Ieri mi sei venuto in mente tre volte, e sempre per motivi di donne, e alla fine della giornata grazie a te ho fatto due buone azioni, e ritrovato un ricordo dimenticato.

La prima al semaforo, mentre si avvicinava il lavavetri, e pensando a te devo aver assunto un’espressione così arcigna che quello si è dirottato sull’auto accanto, dove c’era giovane mamma, che poi si stava quasi per mettere a piangere, perchè non aveva soldi per pagare il lavaggio, e allora io, sempre pensando a te, ho abbassato il finestrino, con voce sicura ho detto “ci penso io, signora!” e ho allungato l’euro al lavavetri, e tutto è andato a posto.

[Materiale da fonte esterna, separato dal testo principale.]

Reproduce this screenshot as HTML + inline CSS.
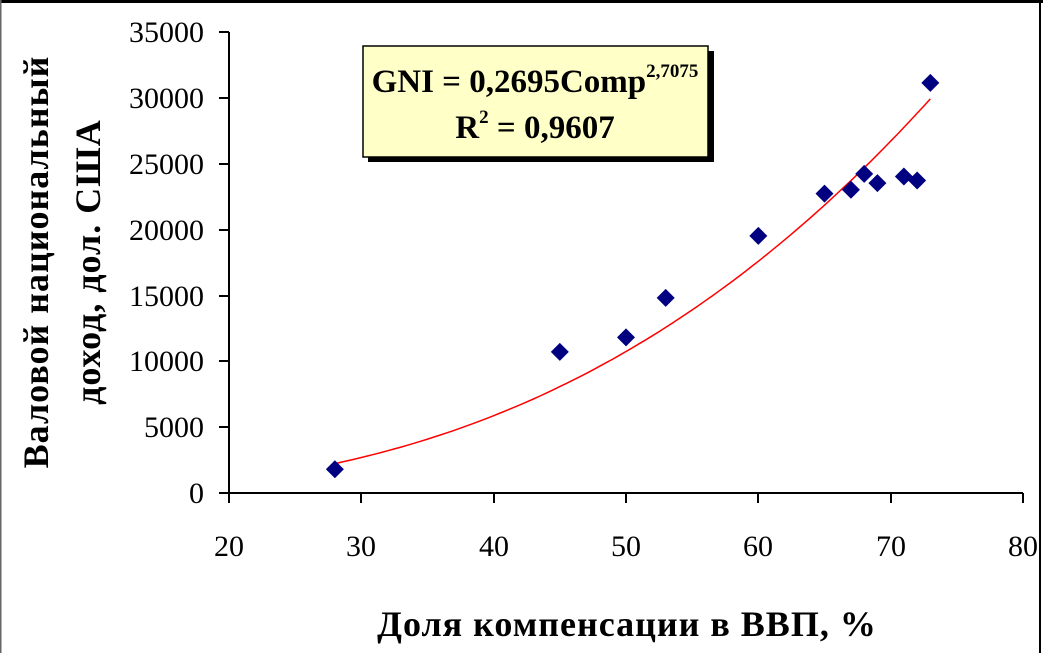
<!DOCTYPE html>
<html><head><meta charset="utf-8"><style>
html,body{margin:0;padding:0;background:#fff}
svg{display:block}
text{font-family:"Liberation Serif",serif}
</style></head><body>
<svg width="1043" height="653" viewBox="0 0 1043 653" xmlns="http://www.w3.org/2000/svg">
<rect x="0" y="0" width="1043" height="653" fill="#fff"/>
<rect x="0" y="0" width="1043" height="3" fill="#000"/>
<rect x="0" y="0" width="1.5" height="653" fill="#666"/>
<rect x="1039" y="0" width="2" height="653" fill="#000"/>
<g stroke="#000" stroke-width="2" fill="none">
<line x1="229" y1="32" x2="229" y2="494"/>
<line x1="229" y1="493" x2="1023" y2="493"/>
<path d="M219 32H229M219 98H229M219 164H229M219 230H229M219 296H229M219 361H229M219 427H229M219 493H229"/>
<path d="M229 493V503M361 493V503M494 493V503M626 493V503M758 493V503M891 493V503M1023 493V503"/>
</g>
<g font-size="30" text-anchor="end" fill="#000">
<text x="204" y="42">35000</text><text x="204" y="108">30000</text><text x="204" y="174">25000</text>
<text x="204" y="240">20000</text><text x="204" y="306">15000</text><text x="204" y="371">10000</text>
<text x="204" y="437">5000</text><text x="204" y="503">0</text>
</g>
<g font-size="30" text-anchor="middle" fill="#000">
<text x="229" y="556">20</text><text x="361" y="556">30</text><text x="494" y="556">40</text>
<text x="626" y="556">50</text><text x="758" y="556">60</text><text x="891" y="556">70</text><text x="1023" y="556">80</text>
</g>
<text x="627" y="636" font-size="36" font-weight="bold" text-anchor="middle" letter-spacing="1">Доля компенсации в ВВП, %</text>
<text transform="translate(48,262) rotate(-90)" font-size="36" font-weight="bold" text-anchor="middle" letter-spacing="1">Валовой национальный</text>
<text transform="translate(100,262) rotate(-90)" font-size="36" font-weight="bold" text-anchor="middle" letter-spacing="1">доход, дол. США</text>
<polyline id="c" fill="none" stroke="#ff0000" stroke-width="1.5" points=""/>
<g id="pts" fill="#000080"></g>
<rect x="368" y="51" width="346" height="111" fill="#000"/>
<rect x="363" y="46" width="345" height="111" fill="#ffffc8" stroke="#000" stroke-width="1.5"/>
<text x="535" y="92" font-size="33" font-weight="bold" text-anchor="middle">GNI = 0,2695Comp<tspan font-size="19" dy="-15">2,7075</tspan></text>
<text x="535" y="138" font-size="33" font-weight="bold" text-anchor="middle">R<tspan font-size="19" dy="-15">2</tspan><tspan dy="15"> = 0,9607</tspan></text>
</svg>
<script>
var X=function(v){return 229+(v-20)*13.233},Y=function(v){return 493-v*0.013186};
var p=[];for(var x=28;x<=73.01;x+=0.5){p.push(X(x).toFixed(1)+","+Y(0.2695*Math.pow(x,2.7075)).toFixed(1));}
document.getElementById("c").setAttribute("points",p.join(" "));
var d=[[28,1800],[45,10700],[50,11800],[53,14800],[60,19500],[65,22700],[67,23000],[68,24200],[69,23500],[71,24000],[72,23700],[73,31100]];
var g=document.getElementById("pts"),s="";
d.forEach(function(q){var cx=X(q[0]),cy=Y(q[1]);s+='<path d="M'+cx+' '+(cy-9)+'L'+(cx+9)+' '+cy+'L'+cx+' '+(cy+9)+'L'+(cx-9)+' '+cy+'Z"/>';});
g.innerHTML=s;
</script>
</body></html>
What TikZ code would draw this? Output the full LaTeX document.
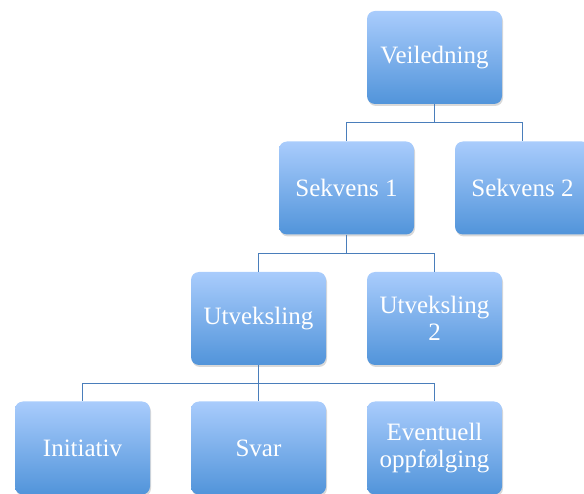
\documentclass[tikz,border=0pt]{standalone}
\usepackage{fontspec}
\setmainfont{Liberation Serif}
\usepackage{xcolor}
\usepackage{tikz}
\usetikzlibrary{positioning, shadows}
\definecolor{boxtop}{HTML}{A9CCFC}
\definecolor{boxbot}{HTML}{5194DA}
\definecolor{linkblue}{HTML}{4A7EBB}
\tikzstyle{box} = [rectangle, rounded corners=8pt, minimum width=135pt, minimum height=93pt, text centered, align=center, top color=boxtop, bottom color=boxbot, draw=none, text=white, font=\fontsize{25}{27}\selectfont, drop shadow={opacity=0.3, shadow xshift=1pt, shadow yshift=-2pt}]
\tikzstyle{link} = [draw=linkblue, line width=1.3pt]

\begin{document}
\begin{tikzpicture}[x=1pt, y=-1pt, node distance=176pt]
    \useasboundingbox (0,0) rectangle (584,494);
    % Nodes
    \node [box] (veil) at (434.5,57.5) {Veiledning};
    \node [box, below of=veil, node distance=130.5pt, xshift=-88pt] (sek1) {Sekvens 1};
    \node [box, right of=sek1] (sek2) {Sekvens 2};
    \node [box, below of=sek1, node distance=130.5pt, xshift=-88pt] (utv1) {Utveksling};
    \node [box, right of=utv1] (utv2) {Utveksling\\2};
    \node [box, below of=utv1, node distance=129.5pt, xshift=-176pt] (init) {Initiativ};
    \node [box, right of=init] (svar) {Svar};
    \node [box, right of=svar] (oppf) {Eventuell\\oppfølging};

    % Edges
    \path [link] (veil.south) -- ++(0,18.5) -| (sek1.north);
    \path [link] (veil.south) -- ++(0,18.5) -| (sek2.north);
    \path [link] (sek1.south) -- ++(0,18.5) -| (utv1.north);
    \path [link] (sek1.south) -- ++(0,18.5) -| (utv2.north);
    \path [link] (utv1.south) -- ++(0,18.5) -| (init.north);
    \path [link] (utv1.south) -- ++(0,18.5) -| (svar.north);
    \path [link] (utv1.south) -- ++(0,18.5) -| (oppf.north);
\end{tikzpicture}
\end{document}
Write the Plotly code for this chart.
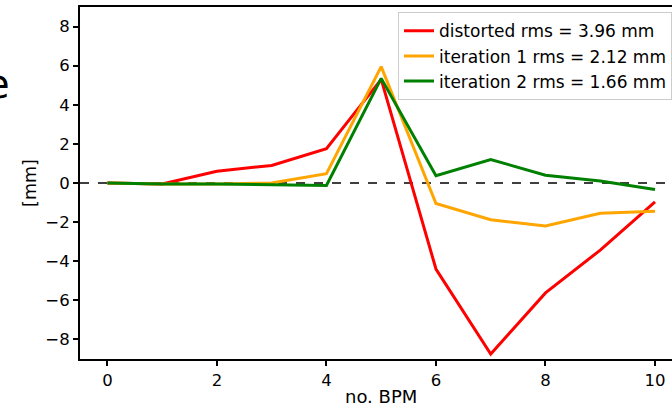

La seconda verso sera, al supermercato, scaffale dei vini, una badante non più giovane con in mano una bottiglia di vino rosso da 2 euro mi chiede se me ne intendo, se è buono, e di nuovo mi sei venuto in mente, o per meglio dire ho sentito il tuo spirito entrare in me, diventare me,

e allora ho tirato fuori il cinque euro che avevo in tasca – da dieci minuti mi aggiravo non sapendo cosa prendere –  e le ho detto “prenda questo signora, e lo beva alla salute degli amici lontani” e così dicendo le ho tolto dalle mani il vinaccio, e le ho messo in mano e il 5 euro e un chianti da 7 euro, e le sone scese subito le lacrime, e per un quarto d’ora mi ha spiegato che non potrebbe bere alcolici, perchè prende delle medicine, e  io le ho detto che anche questa medicina, il buon vino, è indispensabile, a volte;

e infine rientrando a casa, nella mia via, mi è tornata in mente quella volta, due o tre anni fa, era estate, stavamo aiutando un amico a fare un trasloco, eravamo su un furgone tenuto insieme a fil di ferro e scotch,

parlavamo di tecniche maschili per sgamare le tipe che fingono gemiti e tensioni che in realtà sono sbadigli, e tu citasti un caso tipico:

hai presente Leone quando risali da sotto le lenzuola con la forza di un vulcano, e sei un eccello infuocato che piomba nel nido, e la scopri, la copri, la scopi, e lei geme e tutto quanto: eppure ha la freddezza, nel groviglio di membra, per afferrare il lenzuolo, e coprire!